**Given exercise**: Beneath this line sits some data. Return only its lines from the one holding "Generate a Python" through the one holding "from matplotlib.lines import Line2D", inclusive, exactly, with the images removed.

[Plotting code records]
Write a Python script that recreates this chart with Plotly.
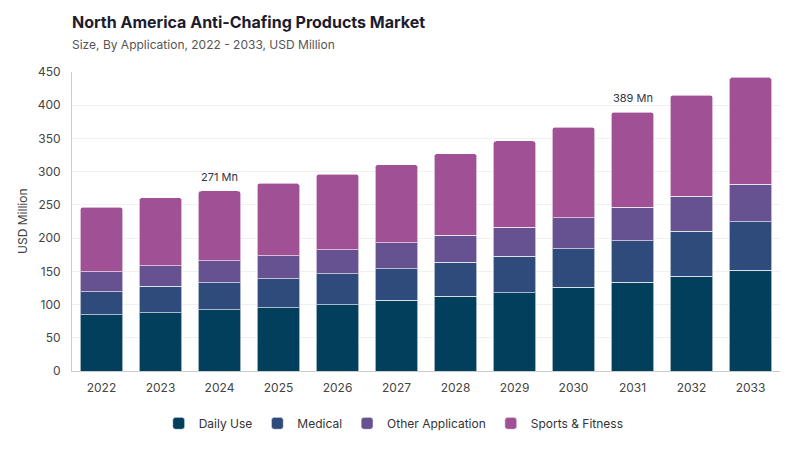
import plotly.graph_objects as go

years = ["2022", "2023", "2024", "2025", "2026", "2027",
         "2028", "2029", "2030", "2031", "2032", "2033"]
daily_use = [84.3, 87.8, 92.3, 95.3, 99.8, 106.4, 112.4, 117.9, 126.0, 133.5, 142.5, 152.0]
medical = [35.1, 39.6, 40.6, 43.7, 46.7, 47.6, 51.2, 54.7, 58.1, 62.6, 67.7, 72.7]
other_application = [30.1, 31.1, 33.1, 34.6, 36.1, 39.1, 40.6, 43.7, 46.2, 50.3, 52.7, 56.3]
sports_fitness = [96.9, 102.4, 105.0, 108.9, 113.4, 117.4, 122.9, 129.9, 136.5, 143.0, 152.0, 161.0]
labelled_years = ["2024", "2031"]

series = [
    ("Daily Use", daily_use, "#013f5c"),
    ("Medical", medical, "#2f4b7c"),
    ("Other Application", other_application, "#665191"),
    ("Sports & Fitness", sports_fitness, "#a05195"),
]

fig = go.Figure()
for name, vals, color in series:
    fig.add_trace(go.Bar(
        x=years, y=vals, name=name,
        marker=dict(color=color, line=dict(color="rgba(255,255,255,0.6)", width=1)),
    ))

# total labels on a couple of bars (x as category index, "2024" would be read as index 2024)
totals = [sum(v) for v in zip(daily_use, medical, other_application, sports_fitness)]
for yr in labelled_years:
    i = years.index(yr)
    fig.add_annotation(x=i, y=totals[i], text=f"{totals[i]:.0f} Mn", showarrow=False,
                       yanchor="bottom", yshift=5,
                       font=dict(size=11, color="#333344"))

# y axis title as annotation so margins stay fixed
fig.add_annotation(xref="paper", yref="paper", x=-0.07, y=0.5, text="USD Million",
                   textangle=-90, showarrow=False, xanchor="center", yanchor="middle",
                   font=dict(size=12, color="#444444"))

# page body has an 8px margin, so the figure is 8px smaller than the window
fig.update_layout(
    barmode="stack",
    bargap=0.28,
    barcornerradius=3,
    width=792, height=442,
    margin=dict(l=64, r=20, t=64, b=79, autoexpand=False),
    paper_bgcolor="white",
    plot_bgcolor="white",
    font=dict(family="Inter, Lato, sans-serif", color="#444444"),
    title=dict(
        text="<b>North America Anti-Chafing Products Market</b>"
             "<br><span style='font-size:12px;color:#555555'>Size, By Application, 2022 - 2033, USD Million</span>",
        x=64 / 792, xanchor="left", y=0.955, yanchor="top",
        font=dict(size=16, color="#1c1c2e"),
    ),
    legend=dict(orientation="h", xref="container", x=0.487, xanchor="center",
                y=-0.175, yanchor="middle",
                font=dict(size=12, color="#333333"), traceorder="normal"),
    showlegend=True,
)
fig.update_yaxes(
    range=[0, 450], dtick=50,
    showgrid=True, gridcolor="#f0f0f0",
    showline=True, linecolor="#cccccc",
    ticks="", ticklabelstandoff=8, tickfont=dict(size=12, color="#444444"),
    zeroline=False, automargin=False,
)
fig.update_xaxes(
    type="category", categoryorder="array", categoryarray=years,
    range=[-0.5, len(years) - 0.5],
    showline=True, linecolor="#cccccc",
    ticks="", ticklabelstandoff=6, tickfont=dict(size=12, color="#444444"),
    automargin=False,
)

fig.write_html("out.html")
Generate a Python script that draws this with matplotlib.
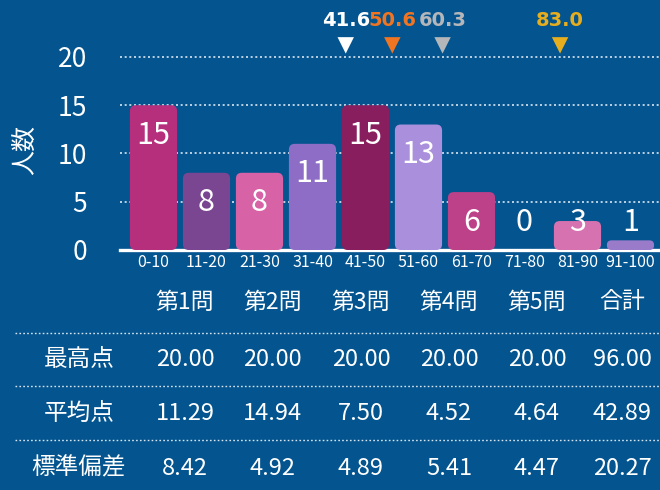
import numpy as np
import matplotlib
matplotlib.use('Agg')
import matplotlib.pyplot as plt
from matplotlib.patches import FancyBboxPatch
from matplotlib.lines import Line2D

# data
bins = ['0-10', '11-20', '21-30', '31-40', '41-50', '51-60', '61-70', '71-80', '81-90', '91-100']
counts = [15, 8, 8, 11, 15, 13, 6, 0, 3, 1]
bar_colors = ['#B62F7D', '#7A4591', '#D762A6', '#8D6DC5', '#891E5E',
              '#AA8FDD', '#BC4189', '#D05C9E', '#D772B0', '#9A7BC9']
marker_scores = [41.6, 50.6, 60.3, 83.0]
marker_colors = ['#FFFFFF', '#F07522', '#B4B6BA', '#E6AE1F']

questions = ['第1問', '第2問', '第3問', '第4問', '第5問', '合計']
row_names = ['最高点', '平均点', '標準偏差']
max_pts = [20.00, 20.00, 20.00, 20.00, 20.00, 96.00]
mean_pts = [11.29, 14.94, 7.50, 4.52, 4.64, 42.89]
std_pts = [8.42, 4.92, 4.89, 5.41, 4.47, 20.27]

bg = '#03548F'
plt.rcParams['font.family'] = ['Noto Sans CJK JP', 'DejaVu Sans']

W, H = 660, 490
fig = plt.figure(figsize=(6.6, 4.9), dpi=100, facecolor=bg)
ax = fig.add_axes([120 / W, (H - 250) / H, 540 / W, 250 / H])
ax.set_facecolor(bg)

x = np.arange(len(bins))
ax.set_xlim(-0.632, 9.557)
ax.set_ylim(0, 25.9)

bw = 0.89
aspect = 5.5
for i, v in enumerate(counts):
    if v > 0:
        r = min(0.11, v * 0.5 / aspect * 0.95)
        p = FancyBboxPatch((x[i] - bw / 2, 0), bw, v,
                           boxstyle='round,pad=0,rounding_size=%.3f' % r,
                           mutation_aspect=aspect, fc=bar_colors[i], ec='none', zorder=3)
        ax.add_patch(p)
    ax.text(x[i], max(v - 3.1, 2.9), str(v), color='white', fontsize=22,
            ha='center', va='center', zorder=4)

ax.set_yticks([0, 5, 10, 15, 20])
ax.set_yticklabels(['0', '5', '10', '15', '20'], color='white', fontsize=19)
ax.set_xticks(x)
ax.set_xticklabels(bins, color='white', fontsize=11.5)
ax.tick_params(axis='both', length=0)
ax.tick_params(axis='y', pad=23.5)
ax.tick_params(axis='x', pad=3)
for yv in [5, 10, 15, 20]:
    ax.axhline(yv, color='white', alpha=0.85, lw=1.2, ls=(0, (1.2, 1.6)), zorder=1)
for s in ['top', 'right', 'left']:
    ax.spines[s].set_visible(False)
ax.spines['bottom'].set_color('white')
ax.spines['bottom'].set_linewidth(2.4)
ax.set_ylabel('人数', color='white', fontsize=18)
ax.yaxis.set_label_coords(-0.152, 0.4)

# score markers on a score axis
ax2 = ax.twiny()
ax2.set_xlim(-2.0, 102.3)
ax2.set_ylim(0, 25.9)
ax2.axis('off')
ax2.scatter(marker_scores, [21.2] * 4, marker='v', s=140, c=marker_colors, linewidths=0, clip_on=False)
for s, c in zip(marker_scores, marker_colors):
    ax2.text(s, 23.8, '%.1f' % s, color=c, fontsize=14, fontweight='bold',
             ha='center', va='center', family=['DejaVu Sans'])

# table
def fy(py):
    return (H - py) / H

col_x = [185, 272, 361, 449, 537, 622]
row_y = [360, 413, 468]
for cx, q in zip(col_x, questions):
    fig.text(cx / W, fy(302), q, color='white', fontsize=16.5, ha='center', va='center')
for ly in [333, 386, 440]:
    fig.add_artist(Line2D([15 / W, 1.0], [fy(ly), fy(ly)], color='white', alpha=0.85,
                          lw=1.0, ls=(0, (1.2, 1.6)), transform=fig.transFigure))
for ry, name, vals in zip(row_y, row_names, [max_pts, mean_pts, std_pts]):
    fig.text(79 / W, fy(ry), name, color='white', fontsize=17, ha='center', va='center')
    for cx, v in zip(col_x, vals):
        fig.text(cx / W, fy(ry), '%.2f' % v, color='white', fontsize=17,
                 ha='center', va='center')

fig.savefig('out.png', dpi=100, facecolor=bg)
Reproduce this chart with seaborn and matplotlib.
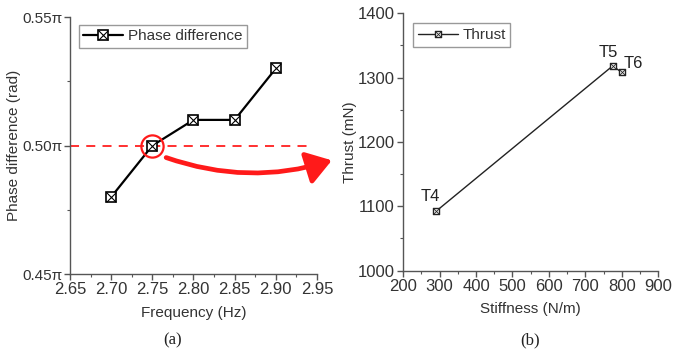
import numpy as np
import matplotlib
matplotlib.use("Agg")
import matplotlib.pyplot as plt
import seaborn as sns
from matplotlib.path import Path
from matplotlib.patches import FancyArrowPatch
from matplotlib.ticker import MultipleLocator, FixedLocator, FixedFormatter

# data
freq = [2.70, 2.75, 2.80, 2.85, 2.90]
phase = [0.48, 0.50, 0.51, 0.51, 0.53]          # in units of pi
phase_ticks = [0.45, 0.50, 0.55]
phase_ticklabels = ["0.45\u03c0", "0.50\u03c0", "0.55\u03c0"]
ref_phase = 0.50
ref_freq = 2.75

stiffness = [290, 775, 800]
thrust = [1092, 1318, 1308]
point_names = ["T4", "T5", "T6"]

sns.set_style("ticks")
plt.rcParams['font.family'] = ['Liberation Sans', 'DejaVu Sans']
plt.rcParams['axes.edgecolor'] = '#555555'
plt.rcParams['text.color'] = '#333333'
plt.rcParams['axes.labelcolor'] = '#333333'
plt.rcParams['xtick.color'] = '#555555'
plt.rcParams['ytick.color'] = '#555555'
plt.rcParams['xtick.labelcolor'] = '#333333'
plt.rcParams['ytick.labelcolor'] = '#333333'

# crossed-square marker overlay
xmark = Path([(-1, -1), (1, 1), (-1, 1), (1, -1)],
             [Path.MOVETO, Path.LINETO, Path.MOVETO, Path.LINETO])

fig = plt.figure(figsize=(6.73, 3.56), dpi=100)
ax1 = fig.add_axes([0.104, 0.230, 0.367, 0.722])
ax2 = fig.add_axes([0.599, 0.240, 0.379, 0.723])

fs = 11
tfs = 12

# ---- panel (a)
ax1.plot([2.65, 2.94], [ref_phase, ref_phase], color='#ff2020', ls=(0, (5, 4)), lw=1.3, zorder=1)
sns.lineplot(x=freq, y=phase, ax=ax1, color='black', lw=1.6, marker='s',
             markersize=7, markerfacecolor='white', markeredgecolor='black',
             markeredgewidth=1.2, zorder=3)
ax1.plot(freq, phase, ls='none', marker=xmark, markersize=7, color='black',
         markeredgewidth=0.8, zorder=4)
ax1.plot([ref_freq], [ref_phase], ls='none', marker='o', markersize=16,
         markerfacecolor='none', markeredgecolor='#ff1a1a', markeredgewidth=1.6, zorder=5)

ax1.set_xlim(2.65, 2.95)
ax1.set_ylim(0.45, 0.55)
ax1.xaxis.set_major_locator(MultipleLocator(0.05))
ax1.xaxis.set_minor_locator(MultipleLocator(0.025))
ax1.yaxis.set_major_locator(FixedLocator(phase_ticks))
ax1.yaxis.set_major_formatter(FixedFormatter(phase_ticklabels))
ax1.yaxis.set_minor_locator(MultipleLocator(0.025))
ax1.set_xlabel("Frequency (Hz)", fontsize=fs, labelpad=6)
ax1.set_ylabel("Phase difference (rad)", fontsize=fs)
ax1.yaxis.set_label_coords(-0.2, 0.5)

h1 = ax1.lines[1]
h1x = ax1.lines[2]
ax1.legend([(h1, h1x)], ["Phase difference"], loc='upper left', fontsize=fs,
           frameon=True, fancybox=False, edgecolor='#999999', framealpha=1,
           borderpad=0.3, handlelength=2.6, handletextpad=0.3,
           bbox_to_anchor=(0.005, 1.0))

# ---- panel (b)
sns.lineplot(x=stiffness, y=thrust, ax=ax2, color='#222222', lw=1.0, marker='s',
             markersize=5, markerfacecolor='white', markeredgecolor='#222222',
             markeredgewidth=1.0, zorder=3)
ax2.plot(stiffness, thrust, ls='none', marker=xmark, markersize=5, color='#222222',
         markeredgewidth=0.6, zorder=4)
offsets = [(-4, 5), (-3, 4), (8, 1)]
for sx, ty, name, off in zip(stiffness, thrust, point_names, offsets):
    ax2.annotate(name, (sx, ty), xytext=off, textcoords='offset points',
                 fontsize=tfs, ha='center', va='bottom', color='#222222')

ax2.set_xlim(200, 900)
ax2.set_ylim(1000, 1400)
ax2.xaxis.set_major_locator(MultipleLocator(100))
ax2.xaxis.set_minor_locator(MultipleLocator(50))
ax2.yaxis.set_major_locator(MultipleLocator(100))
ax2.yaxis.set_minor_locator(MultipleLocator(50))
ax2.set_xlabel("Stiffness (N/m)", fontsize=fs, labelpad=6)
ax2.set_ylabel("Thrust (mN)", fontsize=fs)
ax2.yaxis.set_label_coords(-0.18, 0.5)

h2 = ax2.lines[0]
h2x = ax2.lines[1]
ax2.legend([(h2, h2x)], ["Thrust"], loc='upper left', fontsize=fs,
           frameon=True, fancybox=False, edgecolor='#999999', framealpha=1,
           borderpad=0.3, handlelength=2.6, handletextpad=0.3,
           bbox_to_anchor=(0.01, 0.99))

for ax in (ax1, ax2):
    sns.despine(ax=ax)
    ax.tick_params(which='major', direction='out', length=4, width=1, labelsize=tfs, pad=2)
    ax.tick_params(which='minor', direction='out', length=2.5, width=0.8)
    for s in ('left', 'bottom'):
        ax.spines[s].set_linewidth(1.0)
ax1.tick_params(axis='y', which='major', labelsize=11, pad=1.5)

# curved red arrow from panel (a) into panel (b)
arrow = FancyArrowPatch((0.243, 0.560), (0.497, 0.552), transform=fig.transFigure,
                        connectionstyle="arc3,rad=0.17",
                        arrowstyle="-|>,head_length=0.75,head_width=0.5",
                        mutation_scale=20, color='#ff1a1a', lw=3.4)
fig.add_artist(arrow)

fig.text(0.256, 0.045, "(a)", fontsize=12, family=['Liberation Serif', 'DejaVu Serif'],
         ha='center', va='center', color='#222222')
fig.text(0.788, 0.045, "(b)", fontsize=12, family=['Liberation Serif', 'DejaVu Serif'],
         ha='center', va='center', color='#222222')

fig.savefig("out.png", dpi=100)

**Response for this exercise**:
Generate a Python script that draws this with matplotlib.
import numpy as np
import matplotlib
matplotlib.use('Agg')
import matplotlib.pyplot as plt
from matplotlib.patches import FancyBboxPatch
from matplotlib.lines import Line2D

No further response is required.